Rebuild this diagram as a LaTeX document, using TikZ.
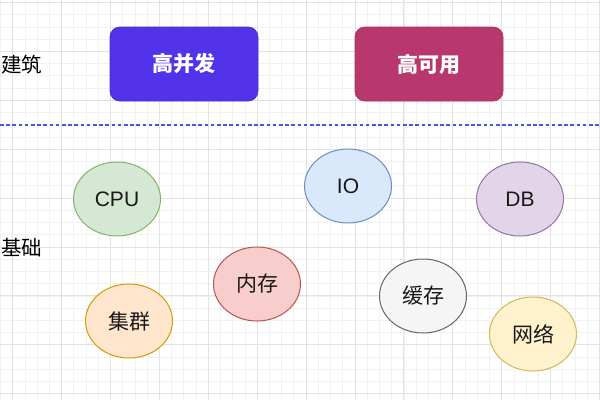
\documentclass[tikz,border=0pt]{standalone}
\usepackage{fontspec}
\usetikzlibrary{shapes.geometric}
\newfontfamily\cjk{Noto Sans CJK SC}
\newfontfamily\latf{Liberation Sans}
\definecolor{gridmajor}{HTML}{E2E2E2}
\definecolor{gridminor}{HTML}{F1F1F1}
\definecolor{boxblue}{HTML}{5233EA}
\definecolor{boxblueline}{HTML}{4A2FD0}
\definecolor{boxred}{HTML}{B8376C}
\definecolor{boxredline}{HTML}{A53262}
\definecolor{dashblue}{HTML}{3D5CE0}
\definecolor{gfill}{HTML}{D5E8D4}\definecolor{gline}{HTML}{82B366}
\definecolor{ofill}{HTML}{FFE6CC}\definecolor{oline}{HTML}{D79B00}
\definecolor{rfill}{HTML}{F8CECC}\definecolor{rline}{HTML}{B85450}
\definecolor{bfill}{HTML}{DAE8FC}\definecolor{bline}{HTML}{6C8EBF}
\definecolor{pfill}{HTML}{E1D5E7}\definecolor{pline}{HTML}{9673A6}
\definecolor{wfill}{HTML}{F5F5F5}\definecolor{wline}{HTML}{666666}
\definecolor{yfill}{HTML}{FFF2CC}\definecolor{yline}{HTML}{D6B656}
\tikzset{
  topbox/.style={draw, rounded corners=10pt, minimum width=148pt, minimum height=74pt, inner sep=0pt, line width=0.8pt, text=white, font=\cjk\bfseries\fontsize{21}{25}\selectfont},
  circ/.style={ellipse, draw, minimum width=87pt, minimum height=74pt, inner sep=0pt, line width=1pt, text=black!90, font=\cjk\fontsize{21}{25}\selectfont},
  latxt/.style={font=\latf\fontsize{21}{25}\selectfont},
  sidelabel/.style={anchor=west, inner sep=0pt, font=\cjk\fontsize{20.5}{24}\selectfont}
}
\begin{document}
\begin{tikzpicture}[x=1pt,y=-1pt]
\useasboundingbox (0,0) rectangle (600,400);
\fill[white] (0,0) rectangle (600,400);
\begin{scope}
\clip (0,0) rectangle (600,400);
\foreach \i in {-1,...,49} {
  \draw[gridminor, line width=0.8pt] ({12.7+12.225*\i},0) -- ({12.7+12.225*\i},400);
}
\foreach \i in {-1,...,33} {
  \draw[gridminor, line width=0.8pt] (0,{2.5+12.225*\i}) -- (600,{2.5+12.225*\i});
}
\foreach \i in {0,...,12} {
  \draw[gridmajor, line width=0.9pt] ({12.7+48.9*\i},0) -- ({12.7+48.9*\i},400);
}
\foreach \i in {0,...,8} {
  \draw[gridmajor, line width=0.9pt] (0,{2.5+48.9*\i}) -- (600,{2.5+48.9*\i});
}
\end{scope}

\node[sidelabel] (jz) at (1,65) {建筑};
\node[sidelabel] (jc) at (1,248) {基础};

\node[topbox, fill=boxblue, draw=boxblueline] (gbf) at (184,64) {高并发};
\node[topbox, fill=boxred, draw=boxredline] (gky) at (429,64) {高可用};

\coordinate (dl) at (0,125);
\coordinate (dr) at (600,125);
\draw[dashblue, line width=1.1pt, dash pattern=on 3.5pt off 2.7pt] (dl) -- (dr);

\node[circ, fill=gfill, draw=gline, latxt] (cpu) at (117,199) {CPU};
\node[circ, fill=ofill, draw=oline] (jq) at (129,321) {集群};
\node[circ, fill=rfill, draw=rline] (nc) at (257,284) {内存};
\node[circ, fill=bfill, draw=bline, latxt] (io) at (348,186) {IO};
\node[circ, fill=pfill, draw=pline, latxt] (db) at (520,199) {DB};
\node[circ, fill=wfill, draw=wline] (hc) at (423,296) {缓存};
\node[circ, fill=yfill, draw=yline] (wl) at (533,334) {网络};
\end{tikzpicture}
\end{document}
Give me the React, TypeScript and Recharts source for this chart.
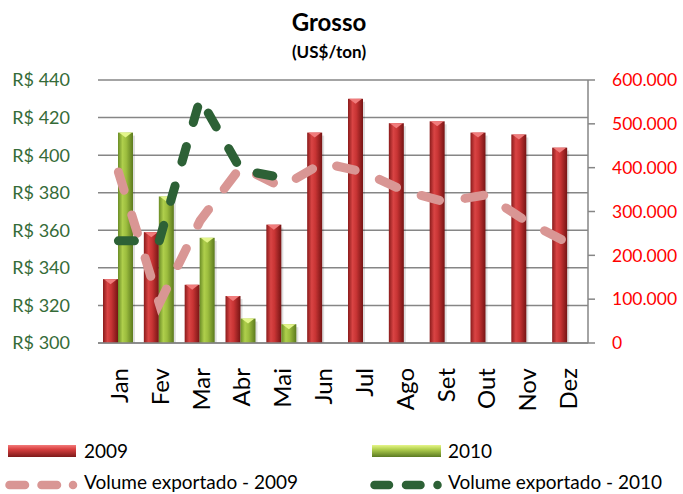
import { ComposedChart, Bar, Line, XAxis, YAxis, CartesianGrid } from "recharts";

const months = ["Jan", "Fev", "Mar", "Abr", "Mai", "Jun", "Jul", "Ago", "Set", "Out", "Nov", "Dez"];
const preco2009 = [334, 359, 331, 325, 363, 412, 430, 417, 418, 412, 411, 404];
const preco2010 = [412, 378, 356, 313, 310, null, null, null, null, null, null, null];
const volume2009 = [390000, 90000, 279000, 402000, 356000, 411000, 390000, 347000, 322000, 338000, 277000, 229000];
const volume2010 = [233000, 233000, 557000, 395000, 377000, null, null, null, null, null, null, null];
const leftTicks = [300, 320, 340, 360, 380, 400, 420, 440];
const rightTicks = [0, 100000, 200000, 300000, 400000, 500000, 600000];

const data = months.map((m, i) => ({
  month: m,
  p2009: preco2009[i],
  p2010: preco2010[i],
  v2009: volume2009[i],
  v2010: volume2010[i],
}));

const FONT = "Lato, 'Open Sans', sans-serif";
const GRID = "#868686";

const fmtThousands = (v: number) => String(v).replace(/\B(?=(\d{3})+(?!\d))/g, ".");

function CylBar(props: any) {
  const { x, y, width, height, gradId, capColor } = props;
  if (!height || height <= 0) return null;
  const capH = Math.min(5, height);
  return (
    <g>
      <rect x={x + 2} y={y + 3} width={width} height={height - 2} fill="rgba(0,0,0,0.13)" />
      <rect x={x} y={y} width={width} height={height} fill={`url(#${gradId})`} />
      <polygon points={`${x + 1},${y} ${x + width - 1},${y} ${x + width / 2},${y + capH}`} fill={capColor} />
    </g>
  );
}

function MonthTick(props: any) {
  const { x, y, payload } = props;
  return (
    <text
      x={x}
      y={y}
      transform={`rotate(-90, ${x}, ${y})`}
      textAnchor="end"
      dominantBaseline="central"
      fontFamily={FONT}
      fontSize={24}
      fill="#000"
    >
      {payload.value}
    </text>
  );
}

function Overlay() {
  return (
    <svg width={683} height={494} style={{ position: "absolute", left: 0, top: 0, pointerEvents: "none" }}>
      <defs>
        <linearGradient id="lgRed" x1="0" y1="0" x2="0" y2="1">
          <stop offset="0" stopColor="#f37b7b" />
          <stop offset="0.35" stopColor="#d94040" />
          <stop offset="1" stopColor="#7e1a1a" />
        </linearGradient>
        <linearGradient id="lgGreen" x1="0" y1="0" x2="0" y2="1">
          <stop offset="0" stopColor="#e6f58a" />
          <stop offset="0.35" stopColor="#b3d14f" />
          <stop offset="1" stopColor="#5b7a22" />
        </linearGradient>
      </defs>
      <text x={329} y={31} textAnchor="middle" fontFamily={FONT} fontWeight={700} fontSize={24} fill="#000">
        Grosso
      </text>
      <text x={329} y={58} textAnchor="middle" fontFamily={FONT} fontWeight={700} fontSize={17} fill="#000">
        (US$/ton)
      </text>

      <rect x={8} y={445} width={68} height={12} fill="url(#lgRed)" />
      <text x={84} y={458} fontFamily={FONT} fontSize={19} fill="#000">2009</text>
      <rect x={372} y={445} width={69} height={12} fill="url(#lgGreen)" />
      <text x={448} y={458} fontFamily={FONT} fontSize={19} fill="#000">2010</text>

      <path d="M9.5 485 H75" stroke="#d99694" strokeWidth={8.5} strokeLinecap="round" strokeDasharray="15.5 16.5 15.5 16 0.01 100" />
      <text x={84} y={489} fontFamily={FONT} fontSize={19} fill="#000">Volume exportado - 2009</text>
      <path d="M374.5 485 H440" stroke="#2d6136" strokeWidth={8.5} strokeLinecap="round" strokeDasharray="14.5 17 14.5 17 0.01 100" />
      <text x={448} y={489} fontFamily={FONT} fontSize={19} fill="#000">Volume exportado - 2010</text>
    </svg>
  );
}

export default function App() {
  return (
    <div style={{ position: "absolute", left: 0, top: 0, width: 683, height: 494, background: "#fff" }}>
      <ComposedChart
        width={683}
        height={494}
        data={data}
        margin={{ top: 80, right: 0, bottom: 81, left: 0 }}
        barGap={0}
        barCategoryGap={5}
      >
        <defs>
          <linearGradient id="gRed" x1="0" y1="0" x2="1" y2="0">
            <stop offset="0" stopColor="#8a1b1b" />
            <stop offset="0.3" stopColor="#d94444" />
            <stop offset="0.55" stopColor="#c83434" />
            <stop offset="1" stopColor="#761414" />
          </linearGradient>
          <linearGradient id="gGreen" x1="0" y1="0" x2="1" y2="0">
            <stop offset="0" stopColor="#6a8c26" />
            <stop offset="0.3" stopColor="#afcf4c" />
            <stop offset="0.55" stopColor="#9cbd3e" />
            <stop offset="1" stopColor="#5c7a1e" />
          </linearGradient>
        </defs>
        <CartesianGrid yAxisId="left" vertical={false} stroke={GRID} strokeWidth={1.5} />
        <XAxis
          dataKey="month"
          axisLine={{ stroke: GRID, strokeWidth: 1.5 }}
          tickLine={false}
          tickSize={0}
          tickMargin={25}
          height={70}
          interval={0}
          tick={<MonthTick />}
        />
        <YAxis
          yAxisId="left"
          domain={[300, 440]}
          ticks={leftTicks}
          tickFormatter={(v: number) => `R$ ${v}`}
          axisLine={false}
          tickLine={false}
          tickSize={0}
          tickMargin={28}
          width={98}
          tick={{ fill: "#356b38", fontSize: 18, fontFamily: FONT }}
          allowDataOverflow
        />
        <YAxis
          yAxisId="right"
          orientation="right"
          domain={[0, 600000]}
          ticks={rightTicks}
          tickFormatter={fmtThousands}
          axisLine={{ stroke: GRID, strokeWidth: 1.5 }}
          tickLine={{ stroke: GRID, strokeWidth: 1.5 }}
          tickSize={7}
          tickMargin={17}
          width={95}
          tick={{ fill: "#ff0000", fontSize: 17.5, fontFamily: FONT, textAnchor: "start" }}
        />
        <Bar
          yAxisId="left"
          dataKey="p2009"
          barSize={15}
          isAnimationActive={false}
          shape={(p: any) => <CylBar {...p} gradId="gRed" capColor="#f07c7c" />}
        />
        <Bar
          yAxisId="left"
          dataKey="p2010"
          barSize={15}
          isAnimationActive={false}
          shape={(p: any) => <CylBar {...p} gradId="gGreen" capColor="#e3f58a" />}
        />
        <Line
          yAxisId="right"
          dataKey="v2009"
          type="linear"
          stroke="#d99694"
          strokeWidth={9}
          strokeLinecap="round"
          strokeDasharray="19 26"
          dot={false}
          activeDot={false}
          isAnimationActive={false}
        />
        <Line
          yAxisId="right"
          dataKey="v2010"
          type="linear"
          stroke="#2d6136"
          strokeWidth={9}
          strokeLinecap="round"
          strokeDasharray="16 25"
          dot={false}
          activeDot={false}
          isAnimationActive={false}
        />
      </ComposedChart>
      <Overlay />
    </div>
  );
}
+--
- **What is asked**
Begin at the first line of the records and please reproduce every line exactly through the one containing "(jc) at (1,248)", leaving all pictures out.

- **Complete response**
Rebuild this diagram as a LaTeX document, using TikZ.
\documentclass[tikz,border=0pt]{standalone}
\usepackage{fontspec}
\usetikzlibrary{shapes.geometric}
\newfontfamily\cjk{Noto Sans CJK SC}
\newfontfamily\latf{Liberation Sans}
\definecolor{gridmajor}{HTML}{E2E2E2}
\definecolor{gridminor}{HTML}{F1F1F1}
\definecolor{boxblue}{HTML}{5233EA}
\definecolor{boxblueline}{HTML}{4A2FD0}
\definecolor{boxred}{HTML}{B8376C}
\definecolor{boxredline}{HTML}{A53262}
\definecolor{dashblue}{HTML}{3D5CE0}
\definecolor{gfill}{HTML}{D5E8D4}\definecolor{gline}{HTML}{82B366}
\definecolor{ofill}{HTML}{FFE6CC}\definecolor{oline}{HTML}{D79B00}
\definecolor{rfill}{HTML}{F8CECC}\definecolor{rline}{HTML}{B85450}
\definecolor{bfill}{HTML}{DAE8FC}\definecolor{bline}{HTML}{6C8EBF}
\definecolor{pfill}{HTML}{E1D5E7}\definecolor{pline}{HTML}{9673A6}
\definecolor{wfill}{HTML}{F5F5F5}\definecolor{wline}{HTML}{666666}
\definecolor{yfill}{HTML}{FFF2CC}\definecolor{yline}{HTML}{D6B656}
\tikzset{
  topbox/.style={draw, rounded corners=10pt, minimum width=148pt, minimum height=74pt, inner sep=0pt, line width=0.8pt, text=white, font=\cjk\bfseries\fontsize{21}{25}\selectfont},
  circ/.style={ellipse, draw, minimum width=87pt, minimum height=74pt, inner sep=0pt, line width=1pt, text=black!90, font=\cjk\fontsize{21}{25}\selectfont},
  latxt/.style={font=\latf\fontsize{21}{25}\selectfont},
  sidelabel/.style={anchor=west, inner sep=0pt, font=\cjk\fontsize{20.5}{24}\selectfont}
}
\begin{document}
\begin{tikzpicture}[x=1pt,y=-1pt]
\useasboundingbox (0,0) rectangle (600,400);
\fill[white] (0,0) rectangle (600,400);
\begin{scope}
\clip (0,0) rectangle (600,400);
\foreach \i in {-1,...,49} {
  \draw[gridminor, line width=0.8pt] ({12.7+12.225*\i},0) -- ({12.7+12.225*\i},400);
}
\foreach \i in {-1,...,33} {
  \draw[gridminor, line width=0.8pt] (0,{2.5+12.225*\i}) -- (600,{2.5+12.225*\i});
}
\foreach \i in {0,...,12} {
  \draw[gridmajor, line width=0.9pt] ({12.7+48.9*\i},0) -- ({12.7+48.9*\i},400);
}
\foreach \i in {0,...,8} {
  \draw[gridmajor, line width=0.9pt] (0,{2.5+48.9*\i}) -- (600,{2.5+48.9*\i});
}
\end{scope}

\node[sidelabel] (jz) at (1,65) {建筑};
\node[sidelabel] (jc) at (1,248) {基础};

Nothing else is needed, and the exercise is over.